>> start Supplied entries

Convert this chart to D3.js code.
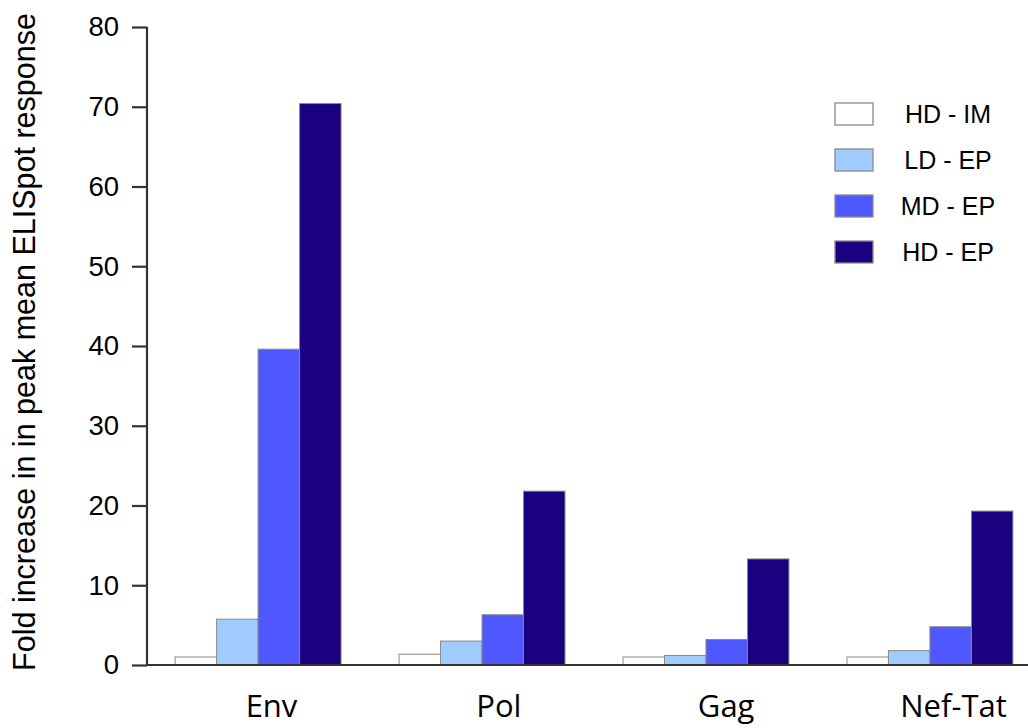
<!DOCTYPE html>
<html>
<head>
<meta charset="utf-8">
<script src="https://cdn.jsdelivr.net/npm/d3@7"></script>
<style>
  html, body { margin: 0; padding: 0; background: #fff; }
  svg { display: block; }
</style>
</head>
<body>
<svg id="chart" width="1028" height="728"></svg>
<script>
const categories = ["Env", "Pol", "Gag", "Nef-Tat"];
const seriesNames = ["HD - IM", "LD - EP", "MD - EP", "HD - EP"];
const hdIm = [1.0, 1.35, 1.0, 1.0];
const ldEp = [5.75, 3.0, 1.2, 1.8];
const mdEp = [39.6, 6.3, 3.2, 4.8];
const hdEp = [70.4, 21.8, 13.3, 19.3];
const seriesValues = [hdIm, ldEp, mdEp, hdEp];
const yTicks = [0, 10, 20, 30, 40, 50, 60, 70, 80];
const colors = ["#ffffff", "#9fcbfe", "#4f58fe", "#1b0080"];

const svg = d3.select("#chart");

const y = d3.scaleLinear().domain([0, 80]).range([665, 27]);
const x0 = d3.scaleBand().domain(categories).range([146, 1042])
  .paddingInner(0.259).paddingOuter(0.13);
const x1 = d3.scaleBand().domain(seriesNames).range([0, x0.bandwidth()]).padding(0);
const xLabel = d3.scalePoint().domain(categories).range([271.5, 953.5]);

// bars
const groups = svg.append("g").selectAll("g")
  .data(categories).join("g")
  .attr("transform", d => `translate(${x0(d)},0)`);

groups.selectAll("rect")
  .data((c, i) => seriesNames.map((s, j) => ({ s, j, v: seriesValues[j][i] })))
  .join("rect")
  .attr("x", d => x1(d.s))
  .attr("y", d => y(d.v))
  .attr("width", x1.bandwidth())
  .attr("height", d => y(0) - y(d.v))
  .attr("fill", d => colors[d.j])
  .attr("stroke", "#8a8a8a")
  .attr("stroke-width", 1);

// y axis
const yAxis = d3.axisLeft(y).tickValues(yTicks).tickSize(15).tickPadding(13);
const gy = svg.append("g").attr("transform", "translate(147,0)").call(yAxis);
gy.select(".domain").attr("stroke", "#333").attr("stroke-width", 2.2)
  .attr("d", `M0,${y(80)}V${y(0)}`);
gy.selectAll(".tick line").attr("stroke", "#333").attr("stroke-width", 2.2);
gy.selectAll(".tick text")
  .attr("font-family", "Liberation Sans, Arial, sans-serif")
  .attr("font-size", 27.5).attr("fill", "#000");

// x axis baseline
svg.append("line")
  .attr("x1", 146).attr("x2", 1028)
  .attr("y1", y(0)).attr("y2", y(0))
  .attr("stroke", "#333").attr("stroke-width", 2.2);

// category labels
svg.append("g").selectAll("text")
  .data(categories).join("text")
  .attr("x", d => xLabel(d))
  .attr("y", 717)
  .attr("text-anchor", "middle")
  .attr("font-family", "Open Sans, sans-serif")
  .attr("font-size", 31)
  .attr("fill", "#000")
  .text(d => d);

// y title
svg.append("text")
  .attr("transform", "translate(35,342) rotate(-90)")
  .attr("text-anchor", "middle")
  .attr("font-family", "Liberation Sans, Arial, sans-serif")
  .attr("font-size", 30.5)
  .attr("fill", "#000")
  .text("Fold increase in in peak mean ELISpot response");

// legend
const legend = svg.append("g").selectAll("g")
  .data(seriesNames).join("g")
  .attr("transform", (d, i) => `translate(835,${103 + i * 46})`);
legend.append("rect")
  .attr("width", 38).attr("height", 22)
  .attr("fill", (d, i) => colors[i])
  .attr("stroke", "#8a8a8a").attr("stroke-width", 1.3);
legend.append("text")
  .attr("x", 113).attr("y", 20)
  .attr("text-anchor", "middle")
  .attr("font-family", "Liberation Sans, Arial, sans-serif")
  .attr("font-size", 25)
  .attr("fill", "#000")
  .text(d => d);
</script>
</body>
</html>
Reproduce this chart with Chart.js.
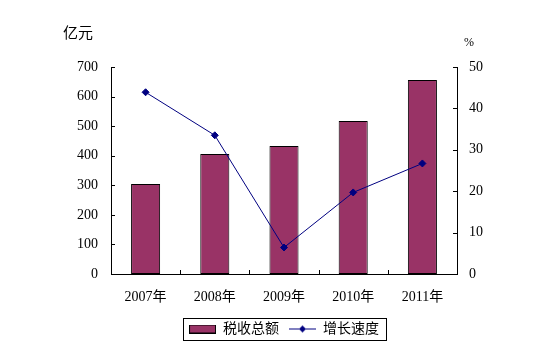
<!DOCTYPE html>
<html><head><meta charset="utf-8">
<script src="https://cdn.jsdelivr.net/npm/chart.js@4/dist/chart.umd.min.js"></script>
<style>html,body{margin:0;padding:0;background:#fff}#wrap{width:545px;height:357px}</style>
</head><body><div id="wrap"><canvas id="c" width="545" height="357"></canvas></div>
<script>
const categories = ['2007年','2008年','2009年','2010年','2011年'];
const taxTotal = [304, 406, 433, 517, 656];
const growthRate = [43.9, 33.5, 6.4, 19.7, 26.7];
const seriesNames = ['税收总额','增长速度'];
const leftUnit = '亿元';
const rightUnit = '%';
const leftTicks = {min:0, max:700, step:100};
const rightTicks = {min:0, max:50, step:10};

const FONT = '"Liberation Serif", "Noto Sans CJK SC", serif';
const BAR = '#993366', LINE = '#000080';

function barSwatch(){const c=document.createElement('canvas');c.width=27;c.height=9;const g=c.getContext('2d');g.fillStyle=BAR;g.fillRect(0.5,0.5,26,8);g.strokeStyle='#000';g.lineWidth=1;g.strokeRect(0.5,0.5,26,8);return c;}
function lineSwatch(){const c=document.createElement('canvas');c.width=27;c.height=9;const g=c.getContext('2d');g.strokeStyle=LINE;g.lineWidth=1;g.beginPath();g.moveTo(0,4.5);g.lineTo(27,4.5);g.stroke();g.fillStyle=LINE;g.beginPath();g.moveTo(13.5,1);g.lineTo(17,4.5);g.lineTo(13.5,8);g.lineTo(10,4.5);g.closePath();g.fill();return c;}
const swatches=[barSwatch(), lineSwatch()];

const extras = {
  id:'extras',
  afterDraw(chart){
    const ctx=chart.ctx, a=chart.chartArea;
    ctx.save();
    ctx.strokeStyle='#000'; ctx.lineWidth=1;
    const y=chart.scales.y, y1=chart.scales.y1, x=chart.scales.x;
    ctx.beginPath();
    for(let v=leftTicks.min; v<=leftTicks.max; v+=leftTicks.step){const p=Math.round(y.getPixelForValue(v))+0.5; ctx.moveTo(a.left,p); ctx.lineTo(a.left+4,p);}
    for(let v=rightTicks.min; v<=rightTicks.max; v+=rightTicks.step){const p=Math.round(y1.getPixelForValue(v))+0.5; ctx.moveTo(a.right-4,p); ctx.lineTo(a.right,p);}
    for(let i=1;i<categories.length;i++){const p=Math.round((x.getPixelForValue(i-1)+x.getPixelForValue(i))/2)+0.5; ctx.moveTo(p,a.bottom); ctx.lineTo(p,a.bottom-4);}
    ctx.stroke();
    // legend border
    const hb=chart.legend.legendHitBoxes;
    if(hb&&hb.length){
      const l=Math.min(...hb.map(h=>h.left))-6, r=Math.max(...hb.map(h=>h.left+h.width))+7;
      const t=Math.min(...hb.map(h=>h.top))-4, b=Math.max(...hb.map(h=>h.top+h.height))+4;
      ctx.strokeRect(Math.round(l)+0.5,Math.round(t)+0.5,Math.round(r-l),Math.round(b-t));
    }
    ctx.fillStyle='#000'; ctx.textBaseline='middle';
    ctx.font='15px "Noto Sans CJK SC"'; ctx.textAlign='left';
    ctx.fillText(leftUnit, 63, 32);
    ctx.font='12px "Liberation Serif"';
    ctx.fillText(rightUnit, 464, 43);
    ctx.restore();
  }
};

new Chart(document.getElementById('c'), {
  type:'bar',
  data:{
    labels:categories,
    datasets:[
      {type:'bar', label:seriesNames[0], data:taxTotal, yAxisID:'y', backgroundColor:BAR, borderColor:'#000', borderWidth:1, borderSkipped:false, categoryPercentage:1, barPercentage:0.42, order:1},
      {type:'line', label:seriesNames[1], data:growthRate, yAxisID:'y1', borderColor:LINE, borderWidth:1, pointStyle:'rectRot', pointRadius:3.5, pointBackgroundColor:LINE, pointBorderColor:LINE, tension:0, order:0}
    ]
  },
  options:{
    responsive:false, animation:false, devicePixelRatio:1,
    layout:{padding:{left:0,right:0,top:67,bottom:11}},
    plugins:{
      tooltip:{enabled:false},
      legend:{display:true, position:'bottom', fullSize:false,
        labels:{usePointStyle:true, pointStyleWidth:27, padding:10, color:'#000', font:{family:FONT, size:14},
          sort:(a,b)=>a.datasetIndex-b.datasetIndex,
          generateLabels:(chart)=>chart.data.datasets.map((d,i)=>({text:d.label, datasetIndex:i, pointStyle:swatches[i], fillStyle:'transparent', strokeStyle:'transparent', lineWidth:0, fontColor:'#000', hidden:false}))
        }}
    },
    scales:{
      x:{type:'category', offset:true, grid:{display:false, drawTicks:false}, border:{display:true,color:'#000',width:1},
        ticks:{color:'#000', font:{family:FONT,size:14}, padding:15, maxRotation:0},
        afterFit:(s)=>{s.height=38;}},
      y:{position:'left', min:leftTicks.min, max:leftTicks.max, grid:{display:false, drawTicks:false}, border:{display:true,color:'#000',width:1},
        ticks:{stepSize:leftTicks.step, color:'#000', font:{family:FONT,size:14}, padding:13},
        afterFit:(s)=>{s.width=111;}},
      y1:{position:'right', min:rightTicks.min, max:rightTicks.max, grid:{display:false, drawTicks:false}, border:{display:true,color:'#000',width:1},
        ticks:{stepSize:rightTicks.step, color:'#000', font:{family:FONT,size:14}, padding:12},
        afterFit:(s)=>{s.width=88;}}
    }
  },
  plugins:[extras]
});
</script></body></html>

>> end Supplied entries

What is asked.
Repeat, with no pictures, exactly the lines from the one containing "Reproduce this chart with Chart.js." through the one containing "const BAR = '#993366', LINE = '#000080';", the first and last included.

Right answer.
Reproduce this chart with Chart.js.
<!DOCTYPE html>
<html><head><meta charset="utf-8">
<script src="https://cdn.jsdelivr.net/npm/chart.js@4/dist/chart.umd.min.js"></script>
<style>html,body{margin:0;padding:0;background:#fff}#wrap{width:545px;height:357px}</style>
</head><body><div id="wrap"><canvas id="c" width="545" height="357"></canvas></div>
<script>
const categories = ['2007年','2008年','2009年','2010年','2011年'];
const taxTotal = [304, 406, 433, 517, 656];
const growthRate = [43.9, 33.5, 6.4, 19.7, 26.7];
const seriesNames = ['税收总额','增长速度'];
const leftUnit = '亿元';
const rightUnit = '%';
const leftTicks = {min:0, max:700, step:100};
const rightTicks = {min:0, max:50, step:10};

const FONT = '"Liberation Serif", "Noto Sans CJK SC", serif';
const BAR = '#993366', LINE = '#000080';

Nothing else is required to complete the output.